There are indeed monsters, courtesy of computer magic. The conjoined twins Tweedledee and Tweedledum (both played by Lucas) mesh well with other devilish conceptions — little mechanical beings and others, many voiced by Fry, Sheen and Spall.
Ifans has a quasi-romantic role. Alice has a “normal” mother (Duncan) but her role is to embody a savage Victorianism that would keep Alice from learning from her travails to step out into the real world and become (as in the first Alice) the captain of a ship — a peculiar choice for a woman of her time, but modernist. The mother learns, in turn, from Alice.

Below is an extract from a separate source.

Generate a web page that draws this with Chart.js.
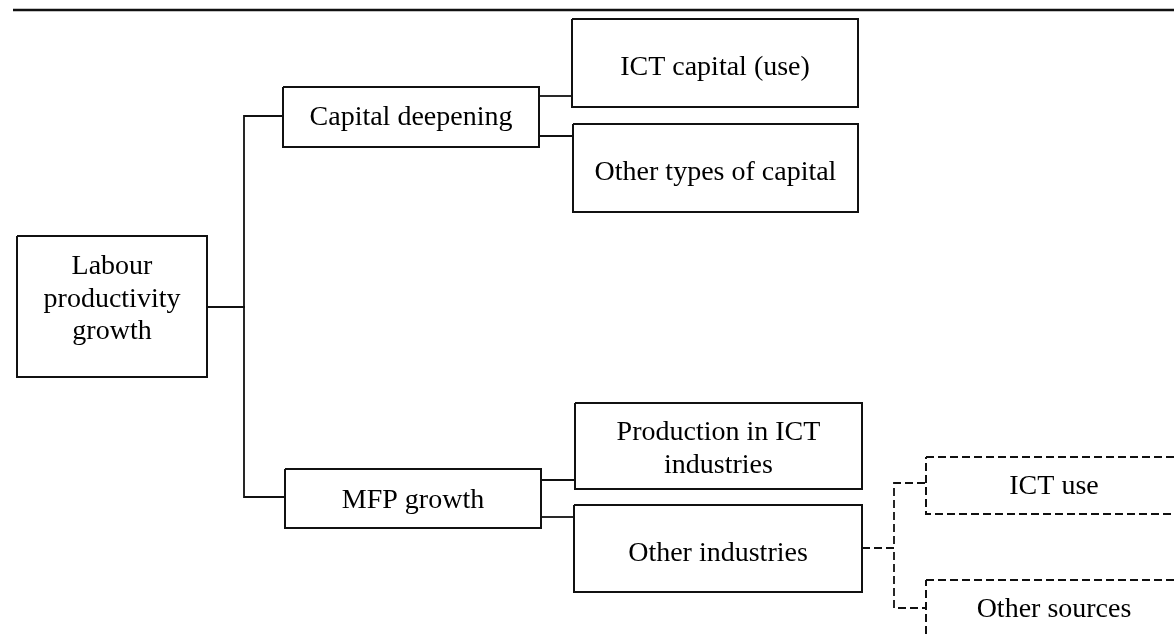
<!DOCTYPE html>
<html>
<head>
<meta charset="utf-8">
<title>Labour productivity growth decomposition</title>
<script src="https://cdn.jsdelivr.net/npm/chart.js@4/dist/chart.umd.min.js"></script>
<style>
  html, body { margin: 0; padding: 0; background: #fff; }
  #wrap { width: 1174px; height: 637px; position: relative; }
</style>
</head>
<body>
<div id="wrap"><canvas id="tree"></canvas></div>
<script>
// Tree content
const nodeLabels = [
    ['Labour', 'productivity', 'growth'],
    ['Capital deepening'],
    ['ICT capital (use)'],
    ['Other types of capital'],
    ['MFP growth'],
    ['Production in ICT', 'industries'],
    ['Other industries'],
    ['ICT use'],
    ['Other sources']
];
const nodeParent = [-1, 0, 1, 1, 0, 4, 4, 6, 6];
const nodeDashed = [false, false, false, false, false, false, false, true, true];

// Layout, in axis units (x: 0..1174, y: 0..637 top-down)
const layout = {
    left:     [17, 283, 572, 573, 285, 575, 574, 926, 926],
    right:    [207, 539, 858, 858, 541, 862, 862, 1182, 1182],
    top:      [236, 87, 19, 124, 469, 403, 505, 457, 580],
    bottom:   [377, 147, 107, 212, 528, 489, 592, 514, 645],
    baseline: [274, 125, 75, 180, 508, 440, 561, 494, 617],
    lineGap: 32.5,
    entryY:   [null, 116, 96, 136, 497, 480, 517, 483, 608],
    // elbow junction for parents that fan out through a vertical bar
    junctionX: { 0: 244, 6: 894 },
    exitY:     { 0: 307, 6: 548 }
};

const ink = '#111';
const dash = [8, 4];
const datasets = [];

// rule across the top of the page
datasets.push({
    data: [{ x: 13, y: 10 }, { x: 1174, y: 10 }],
    borderColor: ink, borderWidth: 2.5
});

// boxes
nodeLabels.forEach(function(label, i) {
    const l = layout.left[i], r = layout.right[i], t = layout.top[i], b = layout.bottom[i];
    datasets.push({
        data: [{ x: l, y: t }, { x: r, y: t }, { x: r, y: b }, { x: l, y: b }, { x: l, y: t }],
        borderColor: ink,
        borderWidth: 2,
        borderDash: nodeDashed[i] ? dash : []
    });
});

// connectors
nodeParent.forEach(function(p, i) {
    if (p < 0) return;
    const y = layout.entryY[i];
    let pts;
    if (layout.junctionX[p] !== undefined) {
        const jx = layout.junctionX[p], ey = layout.exitY[p];
        pts = [{ x: layout.right[p], y: ey }, { x: jx, y: ey }, { x: jx, y: y }, { x: layout.left[i], y: y }];
    } else {
        pts = [{ x: layout.right[p] + 1, y: y }, { x: layout.left[i], y: y }];
    }
    datasets.push({
        data: pts,
        borderColor: ink,
        borderWidth: 1.8,
        borderDash: nodeDashed[i] ? dash : []
    });
});

// box captions
const labelPlugin = {
    id: 'boxLabels',
    afterDatasetsDraw: function(chart) {
        const ctx = chart.ctx;
        const xs = chart.scales.x, ys = chart.scales.y;
        ctx.save();
        ctx.font = '28px "Liberation Serif", "Times New Roman", serif';
        ctx.fillStyle = '#000';
        ctx.textAlign = 'center';
        ctx.textBaseline = 'alphabetic';
        nodeLabels.forEach(function(lines, i) {
            const cx = xs.getPixelForValue((layout.left[i] + layout.right[i]) / 2);
            lines.forEach(function(txt, k) {
                ctx.fillText(txt, cx, ys.getPixelForValue(layout.baseline[i] + k * layout.lineGap));
            });
        });
        ctx.restore();
    }
};

new Chart(document.getElementById('tree'), {
    type: 'scatter',
    data: { datasets: datasets },
    options: {
        responsive: true,
        maintainAspectRatio: false,
        animation: false,
        showLine: true,
        layout: { padding: 0 },
        elements: {
            point: { radius: 0, hoverRadius: 0 },
            line: { tension: 0, fill: false, borderJoinStyle: 'miter', borderCapStyle: 'butt' }
        },
        plugins: {
            legend: { display: false },
            tooltip: { enabled: false }
        },
        scales: {
            x: { type: 'linear', min: 0, max: 1174, display: false },
            y: { type: 'linear', min: 0, max: 637, reverse: true, display: false }
        }
    },
    plugins: [labelPlugin]
});
</script>
</body>
</html>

The underground issue of Bobin’s and Burton’s film is that we will never know on which side of the mirror we truly are. Menace is always lurking and only braveness (womanly courage) will break Alice free of the obnoxious men who cluster around her, besotted with their own superiority and scornful of her ventures into the-world-asit-is, or her private Wonderland made universal by visions and lessons. This underworld (freedom for women) will bypass most children who see the movie. But it’s there, a consequence of adulthood. (“We only have one family.”)
Alice is now tiny, now huge as her body shrinks and swells, a physical fate that might even have been in Carroll’s mysterious mind. Little girls grow up.